At the CHUV in Lausanne there are pamphlets at every reception desk entitled “Le patient informé” (The informed patient). Apparently this worrying development has reached such proportions that even the hospital’s PR department has noticed it, hence the published flyer.
Instead of displaying these flyers where patients congregate, may I suggest tattooing them onto the skin of every medical practitioner at the hospital, until such time as the message has sunk in?
After generations of patients who went before doctors and surgeons like lambs to the slaughter, unknowing and not invited to know (more likely to be verbally punished for asking tricky questions or commenting on embarrassing truths) the medical profession is now pretending to itself that patients with an active interest in their own health and fitness are a Good Thing. For the time being, however, this initiative is only (yet another) marketing lie.

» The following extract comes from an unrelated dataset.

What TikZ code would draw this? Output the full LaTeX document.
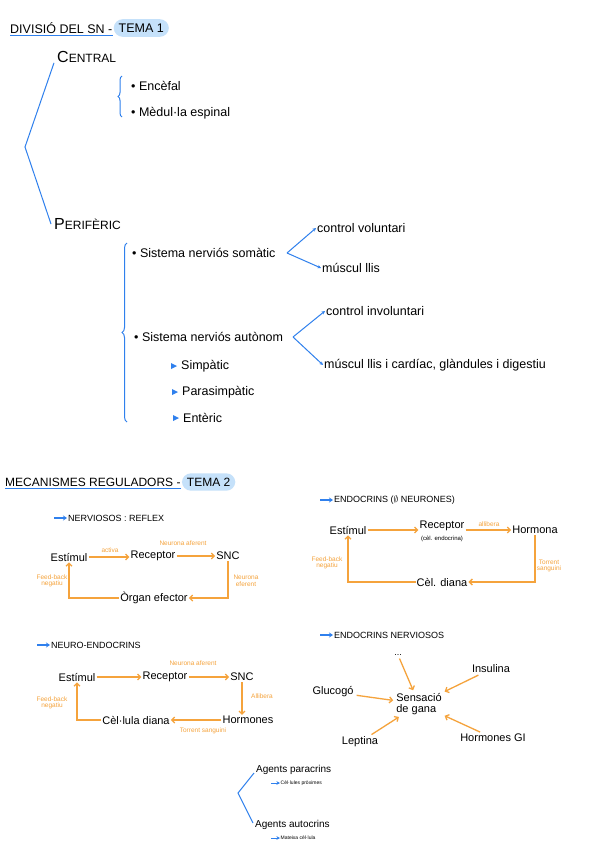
\documentclass[tikz,border=0pt]{standalone}
\usepackage{fontspec}
\setmainfont{Liberation Sans}
\usetikzlibrary{arrows.meta,decorations.pathreplacing}
\definecolor{bl}{HTML}{2F80ED}
\definecolor{hl}{HTML}{C5E1FA}
\definecolor{og}{HTML}{F5A33C}
\newcommand{\myfs}[1]{\fontsize{#1}{#1}\selectfont}
\begin{document}
\begin{tikzpicture}[x=1pt,y=-1pt,
  lbl/.style={font=\myfs{11}, inner sep=1pt},
  tp/.style={font=\myfs{12.5}, inner sep=1pt, anchor=west},
  olbl/.style={font=\myfs{6.5}, text=og, align=center, inner sep=0.5pt},
  oarr/.style={draw=og, line width=1.3pt, -{Straight Barb[length=3pt,width=6pt]}},
  bline/.style={draw=bl, line width=1pt},
  barr/.style={draw=bl, line width=1pt, -{Stealth[length=3.5pt,width=3.5pt]}},
  harr/.style={draw=bl, line width=1.4pt, -{Stealth[length=4pt,width=5pt]}},
  bhead/.style={font=\myfs{9}, inner sep=1pt, anchor=west},
  ttl/.style={anchor=west, inner sep=0pt},
  tema/.style={anchor=west, fill=hl, rounded corners=9pt, inner xsep=5pt, inner ysep=4.5pt},
  agl/.style={font=\myfs{10}, inner sep=1pt, anchor=west},
  sub/.style={font=\myfs{5}, inner sep=0.5pt, anchor=west},
]
\useasboundingbox[fill=white] (0,0) rectangle (599,848);

% ---------- TEMA 1 ----------
\node[ttl, font=\myfs{12.5}] (t1) at (10,28) {DIVISIÓ DEL SN -};
\node[tema, font=\myfs{12.5}] (t1b) at ([xshift=1pt]t1.east) {TEMA 1};
\draw[bline] ([yshift=-2pt]t1.south west) -- ([yshift=-2pt]t1.south east);

\node[anchor=west, inner sep=0pt] (cen) at (57,57) {{\myfs{16}C}{\myfs{12}ENTRAL}};
\node[anchor=west, inner sep=0pt] (per) at (54,224) {{\myfs{16}P}{\myfs{12}ERIFÈRIC}};
\coordinate (bv) at (25,147);
\draw[bline] ([xshift=-3pt]cen.south west) -- (bv) -- ([xshift=-3pt]per.west);

\node[tp] (enc) at (130,86) {• Encèfal};
\node[tp] (med) at (130,113) {• Mèdul·la espinal};
\draw[bline, decorate, decoration={brace, amplitude=4pt}] (122,117) -- (122,76);

\node[tp] (som) at (131,253) {• Sistema nerviós somàtic};
\node[tp] (cv) at (316,228) {control voluntari};
\node[tp] (ml) at (321,268) {múscul llis};
\coordinate (sv) at (287,253);
\draw[barr] (sv) -- (cv.west);
\draw[barr] (sv) -- (ml.west);

\node[tp] (aut) at (133,337) {• Sistema nerviós autònom};
\node[tp] (ci) at (325,311) {control involuntari};
\node[tp] (mc) at (323,365) {múscul llis i cardíac, glàndules i digestiu};
\coordinate (av) at (293,337);
\draw[barr] (av) -- (ci.west);
\draw[barr] (av) -- (mc.west);

\node[tp] (sim) at (180,366) {Simpàtic};
\node[tp] (par) at (181,392) {Parasimpàtic};
\node[tp] (ent) at (182,418) {Entèric};
\foreach \n in {sim,par,ent}
  \fill[bl] ([xshift=-9pt,yshift=3pt]\n.west) -- ([xshift=-3pt]\n.west) -- ([xshift=-9pt,yshift=-3pt]\n.west) -- cycle;
\draw[bline, decorate, decoration={brace, amplitude=5pt}] (127,422) -- (127,243);

% ---------- TEMA 2 ----------
\node[ttl, font=\myfs{12}] (t2) at (5,482) {MECANISMES REGULADORS -};
\node[tema, font=\myfs{12}] (t2b) at ([xshift=1pt]t2.east) {TEMA 2};
\draw[bline] ([yshift=-2pt]t2.south west) -- ([yshift=-2pt]t2.south east);

% Nerviosos : reflex
\node[bhead] (h1) at (67,518) {NERVIOSOS : REFLEX};
\draw[harr] ([xshift=-13pt]h1.west) -- (h1.west);
\node[lbl] (r1e) at (69,557) {Estímul};
\node[lbl] (r1r) at (153,556) {Receptor};
\node[lbl] (r1s) at (228,556) {SNC};
\node[lbl] (r1o) at (154,598) {Òrgan efector};
\draw[oarr] (r1e.east) -- (r1e.east -| r1r.west);
\draw[oarr] (r1r) -- (r1s);
\draw[oarr] (r1s.south) |- (r1o.east);
\draw[oarr] (r1o.west) -| (r1e.south);
\node[olbl] at (110,550) {activa};
\node[olbl] at (183,543) {Neurona aferent};
\node[olbl] at (246,581) {Neurona\\eferent};
\node[olbl] at (52,581) {Feed-back\\negatiu};

% Endocrins
\node[bhead] (h2) at (333,500) {ENDOCRINS ($\emptyset$ NEURONES)};
\draw[harr] ([xshift=-13pt]h2.west) -- (h2.west);
\node[lbl] (e1e) at (348,530) {Estímul};
\node[lbl] (e1r) at (442,526) {Receptor};
\node[font=\myfs{6}, inner sep=0.5pt] at (442,539) {(cèl. endocrina)};
\node[lbl] (e1h) at (535,530) {Hormona};
\node[lbl] (e1c) at (442,582) {Cèl. diana};
\draw[oarr] (e1e.east) -- (e1e.east -| e1r.west);
\draw[oarr] (e1r.east |- e1h.west) -- (e1h.west);
\draw[oarr] (e1h.south) |- (e1c.east);
\draw[oarr] (e1c.west) -| (e1e.south);
\node[olbl] at (489,524) {allibera};
\node[olbl] at (549,566) {Torrent\\sanguini};
\node[olbl] at (327,563) {Feed-back\\negatiu};

% Neuro-endocrins
\node[bhead] (h3) at (50,645) {NEURO-ENDOCRINS};
\draw[harr] ([xshift=-13pt]h3.west) -- (h3.west);
\node[lbl] (n1e) at (77,677) {Estímul};
\node[lbl] (n1r) at (165,677) {Receptor};
\node[lbl] (n1s) at (242,677) {SNC};
\node[lbl] (n1h) at (248,720) {Hormones};
\node[lbl] (n1c) at (136,720) {Cèl·lula diana};
\draw[oarr] (n1e) -- (n1r);
\draw[oarr] (n1r) -- (n1s);
\draw[oarr] (n1s.south) -- (n1s.south |- n1h.north);
\draw[oarr] (n1h) -- (n1c);
\draw[oarr] (n1c.west) -| (n1e.south);
\node[olbl] at (193,663) {Neurona aferent};
\node[olbl] at (262,696) {Allibera};
\node[olbl] at (203,731) {Torrent sanguini};
\node[olbl] at (52,703) {Feed-back\\negatiu};

% Endocrins nerviosos
\node[bhead] (h4) at (333,635) {ENDOCRINS NERVIOSOS};
\draw[harr] ([xshift=-13pt]h4.west) -- (h4.west);
\node[lbl, align=left] (gana) at (419,704) {Sensació\\de gana};
\node[lbl, font=\myfs{9}] (dots) at (398,655) {...};
\node[lbl] (ins) at (491,669) {Insulina};
\node[lbl] (glu) at (333,692) {Glucogó};
\node[lbl] (lep) at (360,742) {Leptina};
\node[lbl] (hgi) at (493,738) {Hormones GI};
\foreach \n in {dots,ins,glu,lep,hgi}
  \draw[oarr, shorten <=2pt, shorten >=2pt] (\n) -- (gana);

% Agents
\node[agl] (ap) at (255,770) {Agents paracrins};
\node[agl] (aa) at (254,825) {Agents autocrins};
\coordinate (agv) at (238,793);
\draw[bline] ([xshift=-1pt,yshift=-3pt]ap.west) -- (agv) -- ([xshift=-1pt,yshift=2pt]aa.west);
\node[sub] (sp) at (280,783) {Cèl·lules pròximes};
\node[sub] (sa) at (280,838) {Mateixa cèl·lula};
\draw[barr, line width=0.8pt] ([xshift=-9pt]sp.west) -- (sp.west);
\draw[barr, line width=0.8pt] ([xshift=-9pt]sa.west) -- (sa.west);
\end{tikzpicture}
\end{document}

In the face of someone who really does take an active interest in her health, and lives accordingly to the best of her ability, the medical professionals fall back on their decades-long training: dodge the questions, answer questions that were not asked, but that they at least feel comfortable answering, and accuse the patient of asking for unreasonable assurances (because attack is always the best means of defence!). If you don’t allow yourself to be beaten down, you are branded as “difficult” at best, a troublemaker at worst, or the choice of predilection for any female supplicant who does not show the requisite awe and docility: you must be a hysteric, a depressive, a [fill in your mental health insult here].
Please note that female doctors and nurses are as guilty of these old habits as the men. They’ve all been formatted, trained, indoctrinated.
A simple pamphlet about how great it is to have a patient who is a) reasonably intelligent and b) committed to their own well-being has not changed anything.